Copy everything in the data below exactly except the pictures.

•••••

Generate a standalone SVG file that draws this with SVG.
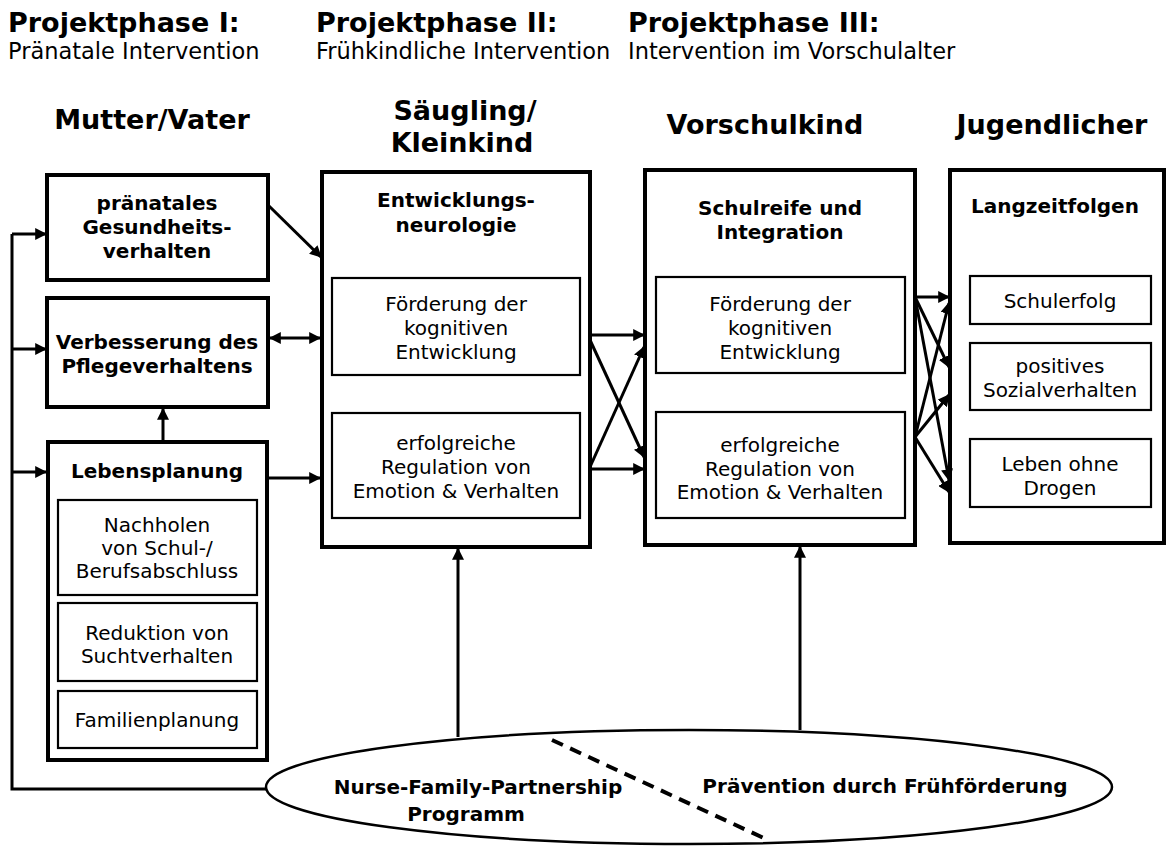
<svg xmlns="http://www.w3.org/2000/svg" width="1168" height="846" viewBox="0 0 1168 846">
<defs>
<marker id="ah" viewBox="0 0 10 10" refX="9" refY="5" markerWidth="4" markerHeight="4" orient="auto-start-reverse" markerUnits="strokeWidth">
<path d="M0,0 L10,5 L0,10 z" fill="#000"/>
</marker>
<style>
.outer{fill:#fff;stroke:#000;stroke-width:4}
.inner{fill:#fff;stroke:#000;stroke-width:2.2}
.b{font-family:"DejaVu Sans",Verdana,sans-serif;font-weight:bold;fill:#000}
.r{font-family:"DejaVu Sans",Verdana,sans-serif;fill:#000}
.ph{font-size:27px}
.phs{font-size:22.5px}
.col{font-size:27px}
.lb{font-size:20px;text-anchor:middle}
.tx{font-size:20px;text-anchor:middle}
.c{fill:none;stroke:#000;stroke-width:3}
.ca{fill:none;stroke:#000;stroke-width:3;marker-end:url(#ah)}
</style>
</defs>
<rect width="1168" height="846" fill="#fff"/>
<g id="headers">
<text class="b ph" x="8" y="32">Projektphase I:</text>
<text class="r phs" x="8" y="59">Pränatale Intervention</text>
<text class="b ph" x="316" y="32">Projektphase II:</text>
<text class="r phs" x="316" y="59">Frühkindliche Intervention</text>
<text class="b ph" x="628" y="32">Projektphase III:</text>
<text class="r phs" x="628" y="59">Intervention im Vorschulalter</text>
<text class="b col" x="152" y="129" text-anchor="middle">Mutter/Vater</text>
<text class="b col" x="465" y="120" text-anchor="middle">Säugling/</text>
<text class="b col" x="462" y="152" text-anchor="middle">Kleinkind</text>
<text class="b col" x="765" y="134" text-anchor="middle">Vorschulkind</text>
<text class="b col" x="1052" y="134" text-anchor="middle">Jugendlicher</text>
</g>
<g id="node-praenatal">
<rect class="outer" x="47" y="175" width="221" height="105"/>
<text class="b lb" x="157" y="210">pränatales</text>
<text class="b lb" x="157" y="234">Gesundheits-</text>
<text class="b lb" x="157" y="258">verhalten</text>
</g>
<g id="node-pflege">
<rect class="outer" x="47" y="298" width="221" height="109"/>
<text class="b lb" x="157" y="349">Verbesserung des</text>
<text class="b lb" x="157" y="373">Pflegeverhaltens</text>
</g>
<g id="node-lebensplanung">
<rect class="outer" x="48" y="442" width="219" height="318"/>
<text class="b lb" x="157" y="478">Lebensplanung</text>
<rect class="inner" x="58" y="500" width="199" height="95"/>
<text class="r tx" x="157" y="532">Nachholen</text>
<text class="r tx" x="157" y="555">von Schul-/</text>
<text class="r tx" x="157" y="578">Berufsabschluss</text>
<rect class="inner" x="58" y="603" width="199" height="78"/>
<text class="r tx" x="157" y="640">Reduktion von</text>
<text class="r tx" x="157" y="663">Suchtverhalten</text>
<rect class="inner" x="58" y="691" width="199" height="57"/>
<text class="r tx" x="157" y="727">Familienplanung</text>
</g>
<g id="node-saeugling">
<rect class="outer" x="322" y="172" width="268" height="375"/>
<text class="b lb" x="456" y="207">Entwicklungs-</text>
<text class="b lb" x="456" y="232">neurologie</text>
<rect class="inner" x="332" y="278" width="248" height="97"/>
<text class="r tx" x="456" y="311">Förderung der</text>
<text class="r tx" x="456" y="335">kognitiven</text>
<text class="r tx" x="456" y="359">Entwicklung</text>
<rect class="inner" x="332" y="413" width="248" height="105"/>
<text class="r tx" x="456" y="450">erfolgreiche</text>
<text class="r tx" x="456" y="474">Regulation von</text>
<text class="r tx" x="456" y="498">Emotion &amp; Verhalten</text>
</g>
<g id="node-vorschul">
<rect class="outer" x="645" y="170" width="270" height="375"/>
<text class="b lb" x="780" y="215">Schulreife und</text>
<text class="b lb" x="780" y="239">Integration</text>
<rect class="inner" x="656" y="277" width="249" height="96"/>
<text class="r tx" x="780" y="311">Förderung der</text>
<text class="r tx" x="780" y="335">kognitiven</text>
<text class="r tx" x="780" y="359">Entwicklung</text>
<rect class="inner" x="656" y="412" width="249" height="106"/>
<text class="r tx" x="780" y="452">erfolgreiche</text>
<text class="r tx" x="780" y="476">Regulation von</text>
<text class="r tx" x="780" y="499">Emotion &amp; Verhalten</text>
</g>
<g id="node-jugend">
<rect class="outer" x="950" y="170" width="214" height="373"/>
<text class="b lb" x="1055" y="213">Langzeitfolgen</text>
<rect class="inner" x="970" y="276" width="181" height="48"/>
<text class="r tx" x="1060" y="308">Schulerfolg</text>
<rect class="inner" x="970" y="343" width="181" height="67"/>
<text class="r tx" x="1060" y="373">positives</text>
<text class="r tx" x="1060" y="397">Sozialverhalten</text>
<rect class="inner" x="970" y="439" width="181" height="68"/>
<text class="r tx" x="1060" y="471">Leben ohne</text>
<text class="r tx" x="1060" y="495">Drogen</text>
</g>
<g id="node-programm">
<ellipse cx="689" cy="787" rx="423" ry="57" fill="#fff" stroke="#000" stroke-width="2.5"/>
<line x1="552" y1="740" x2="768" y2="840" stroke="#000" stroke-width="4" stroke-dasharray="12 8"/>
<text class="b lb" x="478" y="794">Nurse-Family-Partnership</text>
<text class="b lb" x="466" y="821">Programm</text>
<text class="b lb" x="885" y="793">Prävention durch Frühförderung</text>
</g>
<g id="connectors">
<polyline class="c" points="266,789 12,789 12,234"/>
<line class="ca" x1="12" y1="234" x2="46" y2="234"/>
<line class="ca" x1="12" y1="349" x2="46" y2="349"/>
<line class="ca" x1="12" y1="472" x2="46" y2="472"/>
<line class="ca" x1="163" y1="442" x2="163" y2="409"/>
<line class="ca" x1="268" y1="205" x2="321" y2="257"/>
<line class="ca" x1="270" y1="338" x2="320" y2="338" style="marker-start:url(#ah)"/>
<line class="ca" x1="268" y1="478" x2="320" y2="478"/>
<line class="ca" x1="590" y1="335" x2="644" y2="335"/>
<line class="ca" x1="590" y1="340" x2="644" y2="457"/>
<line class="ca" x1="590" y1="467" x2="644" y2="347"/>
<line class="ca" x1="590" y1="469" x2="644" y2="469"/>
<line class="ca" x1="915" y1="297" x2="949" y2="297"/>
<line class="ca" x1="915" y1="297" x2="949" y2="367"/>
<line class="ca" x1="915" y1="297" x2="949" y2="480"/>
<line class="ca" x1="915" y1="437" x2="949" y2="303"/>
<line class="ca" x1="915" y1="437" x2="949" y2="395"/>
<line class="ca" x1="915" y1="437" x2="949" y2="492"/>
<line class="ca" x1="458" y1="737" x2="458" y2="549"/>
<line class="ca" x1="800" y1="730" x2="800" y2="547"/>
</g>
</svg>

•••••

[RESPONSE TO THIS EXERCISE]
Generate a standalone SVG file that draws this with SVG.
<svg xmlns="http://www.w3.org/2000/svg" width="1168" height="846" viewBox="0 0 1168 846">
<defs>
<marker id="ah" viewBox="0 0 10 10" refX="9" refY="5" markerWidth="4" markerHeight="4" orient="auto-start-reverse" markerUnits="strokeWidth">
<path d="M0,0 L10,5 L0,10 z" fill="#000"/>
</marker>
<style>
.outer{fill:#fff;stroke:#000;stroke-width:4}
.inner{fill:#fff;stroke:#000;stroke-width:2.2}
.b{font-family:"DejaVu Sans",Verdana,sans-serif;font-weight:bold;fill:#000}
.r{font-family:"DejaVu Sans",Verdana,sans-serif;fill:#000}
.ph{font-size:27px}
.phs{font-size:22.5px}
.col{font-size:27px}
.lb{font-size:20px;text-anchor:middle}
.tx{font-size:20px;text-anchor:middle}
.c{fill:none;stroke:#000;stroke-width:3}
.ca{fill:none;stroke:#000;stroke-width:3;marker-end:url(#ah)}
</style>
</defs>
<rect width="1168" height="846" fill="#fff"/>
<g id="headers">
<text class="b ph" x="8" y="32">Projektphase I:</text>
<text class="r phs" x="8" y="59">Pränatale Intervention</text>
<text class="b ph" x="316" y="32">Projektphase II:</text>
<text class="r phs" x="316" y="59">Frühkindliche Intervention</text>
<text class="b ph" x="628" y="32">Projektphase III:</text>
<text class="r phs" x="628" y="59">Intervention im Vorschulalter</text>
<text class="b col" x="152" y="129" text-anchor="middle">Mutter/Vater</text>
<text class="b col" x="465" y="120" text-anchor="middle">Säugling/</text>
<text class="b col" x="462" y="152" text-anchor="middle">Kleinkind</text>
<text class="b col" x="765" y="134" text-anchor="middle">Vorschulkind</text>
<text class="b col" x="1052" y="134" text-anchor="middle">Jugendlicher</text>
</g>
<g id="node-praenatal">
<rect class="outer" x="47" y="175" width="221" height="105"/>
<text class="b lb" x="157" y="210">pränatales</text>
<text class="b lb" x="157" y="234">Gesundheits-</text>
<text class="b lb" x="157" y="258">verhalten</text>
</g>
<g id="node-pflege">
<rect class="outer" x="47" y="298" width="221" height="109"/>
<text class="b lb" x="157" y="349">Verbesserung des</text>
<text class="b lb" x="157" y="373">Pflegeverhaltens</text>
</g>
<g id="node-lebensplanung">
<rect class="outer" x="48" y="442" width="219" height="318"/>
<text class="b lb" x="157" y="478">Lebensplanung</text>
<rect class="inner" x="58" y="500" width="199" height="95"/>
<text class="r tx" x="157" y="532">Nachholen</text>
<text class="r tx" x="157" y="555">von Schul-/</text>
<text class="r tx" x="157" y="578">Berufsabschluss</text>
<rect class="inner" x="58" y="603" width="199" height="78"/>
<text class="r tx" x="157" y="640">Reduktion von</text>
<text class="r tx" x="157" y="663">Suchtverhalten</text>
<rect class="inner" x="58" y="691" width="199" height="57"/>
<text class="r tx" x="157" y="727">Familienplanung</text>
</g>
<g id="node-saeugling">
<rect class="outer" x="322" y="172" width="268" height="375"/>
<text class="b lb" x="456" y="207">Entwicklungs-</text>
<text class="b lb" x="456" y="232">neurologie</text>
<rect class="inner" x="332" y="278" width="248" height="97"/>
<text class="r tx" x="456" y="311">Förderung der</text>
<text class="r tx" x="456" y="335">kognitiven</text>
<text class="r tx" x="456" y="359">Entwicklung</text>
<rect class="inner" x="332" y="413" width="248" height="105"/>
<text class="r tx" x="456" y="450">erfolgreiche</text>
<text class="r tx" x="456" y="474">Regulation von</text>
<text class="r tx" x="456" y="498">Emotion &amp; Verhalten</text>
</g>
<g id="node-vorschul">
<rect class="outer" x="645" y="170" width="270" height="375"/>
<text class="b lb" x="780" y="215">Schulreife und</text>
<text class="b lb" x="780" y="239">Integration</text>
<rect class="inner" x="656" y="277" width="249" height="96"/>
<text class="r tx" x="780" y="311">Förderung der</text>
<text class="r tx" x="780" y="335">kognitiven</text>
<text class="r tx" x="780" y="359">Entwicklung</text>
<rect class="inner" x="656" y="412" width="249" height="106"/>
<text class="r tx" x="780" y="452">erfolgreiche</text>
<text class="r tx" x="780" y="476">Regulation von</text>
<text class="r tx" x="780" y="499">Emotion &amp; Verhalten</text>
</g>
<g id="node-jugend">
<rect class="outer" x="950" y="170" width="214" height="373"/>
<text class="b lb" x="1055" y="213">Langzeitfolgen</text>
<rect class="inner" x="970" y="276" width="181" height="48"/>
<text class="r tx" x="1060" y="308">Schulerfolg</text>
<rect class="inner" x="970" y="343" width="181" height="67"/>
<text class="r tx" x="1060" y="373">positives</text>
<text class="r tx" x="1060" y="397">Sozialverhalten</text>
<rect class="inner" x="970" y="439" width="181" height="68"/>
<text class="r tx" x="1060" y="471">Leben ohne</text>
<text class="r tx" x="1060" y="495">Drogen</text>
</g>
<g id="node-programm">
<ellipse cx="689" cy="787" rx="423" ry="57" fill="#fff" stroke="#000" stroke-width="2.5"/>
<line x1="552" y1="740" x2="768" y2="840" stroke="#000" stroke-width="4" stroke-dasharray="12 8"/>
<text class="b lb" x="478" y="794">Nurse-Family-Partnership</text>
<text class="b lb" x="466" y="821">Programm</text>
<text class="b lb" x="885" y="793">Prävention durch Frühförderung</text>
</g>
<g id="connectors">
<polyline class="c" points="266,789 12,789 12,234"/>
<line class="ca" x1="12" y1="234" x2="46" y2="234"/>
<line class="ca" x1="12" y1="349" x2="46" y2="349"/>
<line class="ca" x1="12" y1="472" x2="46" y2="472"/>
<line class="ca" x1="163" y1="442" x2="163" y2="409"/>
<line class="ca" x1="268" y1="205" x2="321" y2="257"/>
<line class="ca" x1="270" y1="338" x2="320" y2="338" style="marker-start:url(#ah)"/>
<line class="ca" x1="268" y1="478" x2="320" y2="478"/>
<line class="ca" x1="590" y1="335" x2="644" y2="335"/>
<line class="ca" x1="590" y1="340" x2="644" y2="457"/>
<line class="ca" x1="590" y1="467" x2="644" y2="347"/>
<line class="ca" x1="590" y1="469" x2="644" y2="469"/>
<line class="ca" x1="915" y1="297" x2="949" y2="297"/>
<line class="ca" x1="915" y1="297" x2="949" y2="367"/>
<line class="ca" x1="915" y1="297" x2="949" y2="480"/>
<line class="ca" x1="915" y1="437" x2="949" y2="303"/>
<line class="ca" x1="915" y1="437" x2="949" y2="395"/>
<line class="ca" x1="915" y1="437" x2="949" y2="492"/>
<line class="ca" x1="458" y1="737" x2="458" y2="549"/>
<line class="ca" x1="800" y1="730" x2="800" y2="547"/>
</g>
</svg>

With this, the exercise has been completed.